Most exciting are the three new minisodes here: “INFORARIUM” is a clever, Moffat-y bit featuring the Doctor removing info about himself from the timeline of the universe; “Clara and the TARDIS” is a “discussion” between the pair – sure to rumple the feathers of a fan or two; and lastly there’s “Rain Gods,” which is a fun bit with the Doctor and River on a brief adventure to an alien world.

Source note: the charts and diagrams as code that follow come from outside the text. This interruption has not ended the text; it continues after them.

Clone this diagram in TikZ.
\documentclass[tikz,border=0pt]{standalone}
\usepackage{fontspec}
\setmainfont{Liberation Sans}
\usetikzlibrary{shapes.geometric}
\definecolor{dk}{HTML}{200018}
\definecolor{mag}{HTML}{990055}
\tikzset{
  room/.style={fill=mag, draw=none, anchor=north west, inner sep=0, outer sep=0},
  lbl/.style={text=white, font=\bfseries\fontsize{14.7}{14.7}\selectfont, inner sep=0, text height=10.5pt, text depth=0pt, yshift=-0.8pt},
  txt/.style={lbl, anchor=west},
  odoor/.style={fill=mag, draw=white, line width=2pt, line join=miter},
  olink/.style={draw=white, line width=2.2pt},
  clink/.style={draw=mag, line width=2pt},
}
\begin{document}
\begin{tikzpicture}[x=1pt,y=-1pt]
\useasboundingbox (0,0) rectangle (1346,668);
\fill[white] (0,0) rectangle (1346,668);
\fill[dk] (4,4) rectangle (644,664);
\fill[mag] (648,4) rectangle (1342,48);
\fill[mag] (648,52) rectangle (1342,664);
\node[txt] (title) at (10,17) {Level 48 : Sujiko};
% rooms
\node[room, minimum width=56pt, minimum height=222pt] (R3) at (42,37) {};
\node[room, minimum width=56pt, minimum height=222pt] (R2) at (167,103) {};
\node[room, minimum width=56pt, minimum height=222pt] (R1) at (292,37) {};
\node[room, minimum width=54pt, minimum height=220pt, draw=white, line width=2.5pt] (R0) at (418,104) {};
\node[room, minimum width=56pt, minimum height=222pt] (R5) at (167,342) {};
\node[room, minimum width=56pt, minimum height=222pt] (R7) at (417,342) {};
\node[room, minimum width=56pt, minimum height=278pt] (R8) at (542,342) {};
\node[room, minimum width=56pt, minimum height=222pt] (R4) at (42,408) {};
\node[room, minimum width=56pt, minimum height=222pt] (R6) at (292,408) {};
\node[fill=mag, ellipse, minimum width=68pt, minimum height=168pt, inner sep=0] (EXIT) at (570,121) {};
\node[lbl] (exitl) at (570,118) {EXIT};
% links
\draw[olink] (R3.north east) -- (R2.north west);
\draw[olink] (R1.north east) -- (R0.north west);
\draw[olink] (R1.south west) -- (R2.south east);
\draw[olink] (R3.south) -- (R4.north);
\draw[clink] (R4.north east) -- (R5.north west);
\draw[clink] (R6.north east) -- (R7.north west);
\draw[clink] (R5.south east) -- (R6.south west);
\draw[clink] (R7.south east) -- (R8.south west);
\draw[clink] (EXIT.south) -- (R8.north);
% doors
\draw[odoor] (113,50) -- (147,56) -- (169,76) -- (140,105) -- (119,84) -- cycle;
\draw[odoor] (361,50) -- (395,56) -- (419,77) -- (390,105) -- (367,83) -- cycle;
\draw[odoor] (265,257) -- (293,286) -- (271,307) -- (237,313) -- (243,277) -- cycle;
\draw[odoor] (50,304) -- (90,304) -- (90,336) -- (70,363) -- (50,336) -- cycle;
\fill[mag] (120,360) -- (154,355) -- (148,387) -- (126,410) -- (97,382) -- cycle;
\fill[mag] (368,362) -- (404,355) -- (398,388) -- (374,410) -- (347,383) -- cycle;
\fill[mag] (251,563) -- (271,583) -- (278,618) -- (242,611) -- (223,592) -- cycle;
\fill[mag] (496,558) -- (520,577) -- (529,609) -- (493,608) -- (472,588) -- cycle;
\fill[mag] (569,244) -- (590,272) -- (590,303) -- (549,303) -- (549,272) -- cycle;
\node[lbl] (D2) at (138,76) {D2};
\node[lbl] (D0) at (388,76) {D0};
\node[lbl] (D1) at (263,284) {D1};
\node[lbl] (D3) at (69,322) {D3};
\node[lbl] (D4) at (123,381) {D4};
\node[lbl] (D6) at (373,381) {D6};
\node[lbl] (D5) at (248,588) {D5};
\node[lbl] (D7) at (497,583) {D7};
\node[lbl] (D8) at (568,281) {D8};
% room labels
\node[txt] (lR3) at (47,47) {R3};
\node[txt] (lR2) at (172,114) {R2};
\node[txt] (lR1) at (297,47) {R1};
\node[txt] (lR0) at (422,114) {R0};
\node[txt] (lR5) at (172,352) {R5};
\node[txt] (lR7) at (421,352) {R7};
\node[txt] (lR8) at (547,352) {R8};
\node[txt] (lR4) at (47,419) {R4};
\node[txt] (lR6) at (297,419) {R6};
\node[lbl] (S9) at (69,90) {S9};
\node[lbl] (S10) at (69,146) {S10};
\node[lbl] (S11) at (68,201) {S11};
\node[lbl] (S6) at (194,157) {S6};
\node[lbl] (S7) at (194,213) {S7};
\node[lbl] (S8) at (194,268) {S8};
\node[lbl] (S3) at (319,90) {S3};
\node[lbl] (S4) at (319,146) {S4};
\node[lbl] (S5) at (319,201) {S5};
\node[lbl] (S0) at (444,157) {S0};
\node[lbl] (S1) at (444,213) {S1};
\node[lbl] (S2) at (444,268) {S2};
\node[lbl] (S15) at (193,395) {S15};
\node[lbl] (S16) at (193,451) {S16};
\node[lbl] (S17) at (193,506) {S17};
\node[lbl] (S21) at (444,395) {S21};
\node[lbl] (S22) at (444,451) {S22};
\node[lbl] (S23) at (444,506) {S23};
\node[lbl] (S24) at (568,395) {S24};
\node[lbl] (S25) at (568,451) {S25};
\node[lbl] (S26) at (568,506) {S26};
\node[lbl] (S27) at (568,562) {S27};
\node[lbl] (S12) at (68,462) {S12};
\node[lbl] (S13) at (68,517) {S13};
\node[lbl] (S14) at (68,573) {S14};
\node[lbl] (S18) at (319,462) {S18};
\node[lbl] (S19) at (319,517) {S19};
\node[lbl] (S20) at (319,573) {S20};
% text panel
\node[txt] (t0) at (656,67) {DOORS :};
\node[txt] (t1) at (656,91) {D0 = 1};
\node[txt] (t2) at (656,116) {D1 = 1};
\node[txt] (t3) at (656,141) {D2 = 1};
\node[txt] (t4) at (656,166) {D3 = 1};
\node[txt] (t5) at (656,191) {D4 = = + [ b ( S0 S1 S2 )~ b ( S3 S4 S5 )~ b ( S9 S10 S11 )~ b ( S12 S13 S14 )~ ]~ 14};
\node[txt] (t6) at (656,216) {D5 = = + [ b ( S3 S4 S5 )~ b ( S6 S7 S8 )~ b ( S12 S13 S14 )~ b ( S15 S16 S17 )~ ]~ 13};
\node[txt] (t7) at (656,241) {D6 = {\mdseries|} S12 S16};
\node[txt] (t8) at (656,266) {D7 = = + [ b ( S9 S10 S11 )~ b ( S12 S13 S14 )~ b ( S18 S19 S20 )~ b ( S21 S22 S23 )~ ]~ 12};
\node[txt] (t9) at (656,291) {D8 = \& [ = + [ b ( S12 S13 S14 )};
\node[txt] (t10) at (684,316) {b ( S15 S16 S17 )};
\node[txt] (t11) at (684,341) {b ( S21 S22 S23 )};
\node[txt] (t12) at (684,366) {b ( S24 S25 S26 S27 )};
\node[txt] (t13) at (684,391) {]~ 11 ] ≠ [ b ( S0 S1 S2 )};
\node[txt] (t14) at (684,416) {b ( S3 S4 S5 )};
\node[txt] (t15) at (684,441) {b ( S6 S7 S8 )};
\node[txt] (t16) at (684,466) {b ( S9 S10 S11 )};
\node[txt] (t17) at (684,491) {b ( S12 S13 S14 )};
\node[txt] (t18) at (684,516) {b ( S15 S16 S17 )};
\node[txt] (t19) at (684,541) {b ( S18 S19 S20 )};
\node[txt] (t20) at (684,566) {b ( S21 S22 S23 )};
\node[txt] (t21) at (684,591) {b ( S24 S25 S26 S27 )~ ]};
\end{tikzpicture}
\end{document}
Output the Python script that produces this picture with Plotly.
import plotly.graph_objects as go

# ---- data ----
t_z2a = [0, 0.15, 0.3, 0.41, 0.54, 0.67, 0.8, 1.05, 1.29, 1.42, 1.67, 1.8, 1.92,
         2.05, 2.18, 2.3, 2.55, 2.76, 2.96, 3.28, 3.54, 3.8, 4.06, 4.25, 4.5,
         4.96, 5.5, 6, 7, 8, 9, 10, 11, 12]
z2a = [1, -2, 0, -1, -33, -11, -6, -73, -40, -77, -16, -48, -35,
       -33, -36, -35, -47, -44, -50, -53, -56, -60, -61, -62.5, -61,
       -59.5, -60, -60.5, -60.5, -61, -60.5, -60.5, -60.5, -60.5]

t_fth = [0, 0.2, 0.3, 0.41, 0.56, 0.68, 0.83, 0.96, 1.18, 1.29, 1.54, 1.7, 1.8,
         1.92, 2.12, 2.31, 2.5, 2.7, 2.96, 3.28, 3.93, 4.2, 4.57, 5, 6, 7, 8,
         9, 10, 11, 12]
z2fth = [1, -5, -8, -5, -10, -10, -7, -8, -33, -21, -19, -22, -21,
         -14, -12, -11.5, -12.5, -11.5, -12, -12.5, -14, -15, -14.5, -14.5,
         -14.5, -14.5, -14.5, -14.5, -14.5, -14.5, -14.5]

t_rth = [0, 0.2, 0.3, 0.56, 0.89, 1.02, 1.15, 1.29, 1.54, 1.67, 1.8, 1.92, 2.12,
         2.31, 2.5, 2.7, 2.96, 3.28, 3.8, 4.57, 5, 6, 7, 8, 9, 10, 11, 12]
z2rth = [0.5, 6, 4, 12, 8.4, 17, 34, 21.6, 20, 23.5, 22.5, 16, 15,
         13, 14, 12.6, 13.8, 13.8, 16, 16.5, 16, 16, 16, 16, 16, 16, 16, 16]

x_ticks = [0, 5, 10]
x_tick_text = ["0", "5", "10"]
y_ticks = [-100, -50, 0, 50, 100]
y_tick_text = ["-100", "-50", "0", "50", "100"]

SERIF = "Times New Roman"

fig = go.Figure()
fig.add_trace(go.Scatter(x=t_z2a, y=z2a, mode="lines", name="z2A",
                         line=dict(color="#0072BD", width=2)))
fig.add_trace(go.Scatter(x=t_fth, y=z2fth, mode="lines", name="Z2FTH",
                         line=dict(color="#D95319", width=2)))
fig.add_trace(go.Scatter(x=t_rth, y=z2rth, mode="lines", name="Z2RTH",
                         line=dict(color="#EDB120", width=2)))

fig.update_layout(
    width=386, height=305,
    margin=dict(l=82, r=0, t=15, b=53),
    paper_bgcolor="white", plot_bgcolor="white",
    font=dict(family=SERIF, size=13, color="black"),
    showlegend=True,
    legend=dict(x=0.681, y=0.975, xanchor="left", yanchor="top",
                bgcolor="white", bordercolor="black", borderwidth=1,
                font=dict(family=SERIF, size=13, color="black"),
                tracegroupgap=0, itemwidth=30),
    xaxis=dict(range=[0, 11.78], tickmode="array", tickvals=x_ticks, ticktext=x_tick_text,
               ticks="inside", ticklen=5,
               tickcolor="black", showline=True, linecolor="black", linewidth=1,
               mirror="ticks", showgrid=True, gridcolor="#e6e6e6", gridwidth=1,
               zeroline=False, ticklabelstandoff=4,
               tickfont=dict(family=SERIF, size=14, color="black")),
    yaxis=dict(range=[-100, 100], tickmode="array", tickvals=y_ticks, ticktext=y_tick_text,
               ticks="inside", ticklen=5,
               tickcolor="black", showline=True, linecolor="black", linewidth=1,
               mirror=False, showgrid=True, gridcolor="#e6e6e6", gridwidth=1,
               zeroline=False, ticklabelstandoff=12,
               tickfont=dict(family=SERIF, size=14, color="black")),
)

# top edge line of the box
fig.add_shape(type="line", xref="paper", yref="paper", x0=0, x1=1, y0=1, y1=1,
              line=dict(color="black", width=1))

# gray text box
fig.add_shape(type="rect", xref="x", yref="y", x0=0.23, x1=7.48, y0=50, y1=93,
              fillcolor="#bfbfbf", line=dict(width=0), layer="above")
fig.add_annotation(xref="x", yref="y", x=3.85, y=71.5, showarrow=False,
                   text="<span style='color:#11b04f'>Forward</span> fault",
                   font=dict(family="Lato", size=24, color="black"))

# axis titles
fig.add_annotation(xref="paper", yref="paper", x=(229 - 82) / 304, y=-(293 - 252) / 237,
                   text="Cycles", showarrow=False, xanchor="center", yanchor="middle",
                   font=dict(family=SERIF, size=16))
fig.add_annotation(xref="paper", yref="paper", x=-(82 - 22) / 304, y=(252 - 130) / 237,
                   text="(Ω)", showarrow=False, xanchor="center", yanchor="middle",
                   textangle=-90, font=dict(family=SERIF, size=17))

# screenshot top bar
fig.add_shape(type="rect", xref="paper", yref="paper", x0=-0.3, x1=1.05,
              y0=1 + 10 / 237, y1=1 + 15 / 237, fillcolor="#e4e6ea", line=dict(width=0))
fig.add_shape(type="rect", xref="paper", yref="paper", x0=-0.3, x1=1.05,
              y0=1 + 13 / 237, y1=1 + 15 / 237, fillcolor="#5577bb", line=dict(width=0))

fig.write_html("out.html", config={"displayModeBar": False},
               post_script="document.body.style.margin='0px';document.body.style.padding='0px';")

Two short featurettes were certainly new to me. “The Last Days of the Ponds” is an emotional behind the scenes look at Karen Gillan and Arthur Darvill’s last days working on the show. I dare suggest it is actually more moving than “The Angels Take Manhattan,” but by no means take that as gospel. “Creating Clara,” with Jenna Coleman, is sort of self explanatory. There are also 14 short making-of docs (one for each episode [sans “Wardrobe”], including “Clara’s White Christmas,” which previously featured on “The Snowmen” disc) that together total about 55 minutes.
There are four commentary tracks spread throughout the set. “The Snowmen” features production designer Michael Pickwoad and art director Paul Spriggs. “Cold War” features writer Mark Gatiss, VFX supervisor Murray Barber, and VFX producer Jenna Powell. “Hide” somewhat surprisingly features Matt Smith gabbing with director Jamie Payne, who’ll also be directing this year’s Christmas special – the final tale of the Eleventh. And “The Crimson Horror” features the lovely trio of Neve McIntosh (Vastra), Dan Starkey (Strax), and Catrin Stewart (Jenny). All in all, not a total letdown on the commentary front, but not as exciting a lineup as I can imagine in my mind (none of the key episodes - “Asylum,” “Angels,” “Name” - of the season have commentaries, which is a bit of a shame).
Further, all the appropriate minisodes and prequels from previous Blu-rays and DVDs are presented here, as well as “She Said, He Said” and “Demon’s Run: Two Days Later,” which are both making their home video debuts (both were available on the internet.) Full-length specials from BBC America making their home video debuts are “Doctor Who in the U.S.” and “The Companions,” while “The Science of Doctor Who” and “Doctor Who at Comic Con,” both previously available on the “Series Seven, Part One” disc, are repeated here. Also present are two interviews with Smith and one from Coleman, all from the show The Nerdist.
If you purchased the previous vanilla releases and choose to upgrade, feel free to trade in or pass on those old discs – except for “The Doctor, The Widow and The Wardrobe,” which you may want to hang onto, as the three BBC America specials presented on that disc are not duplicated here.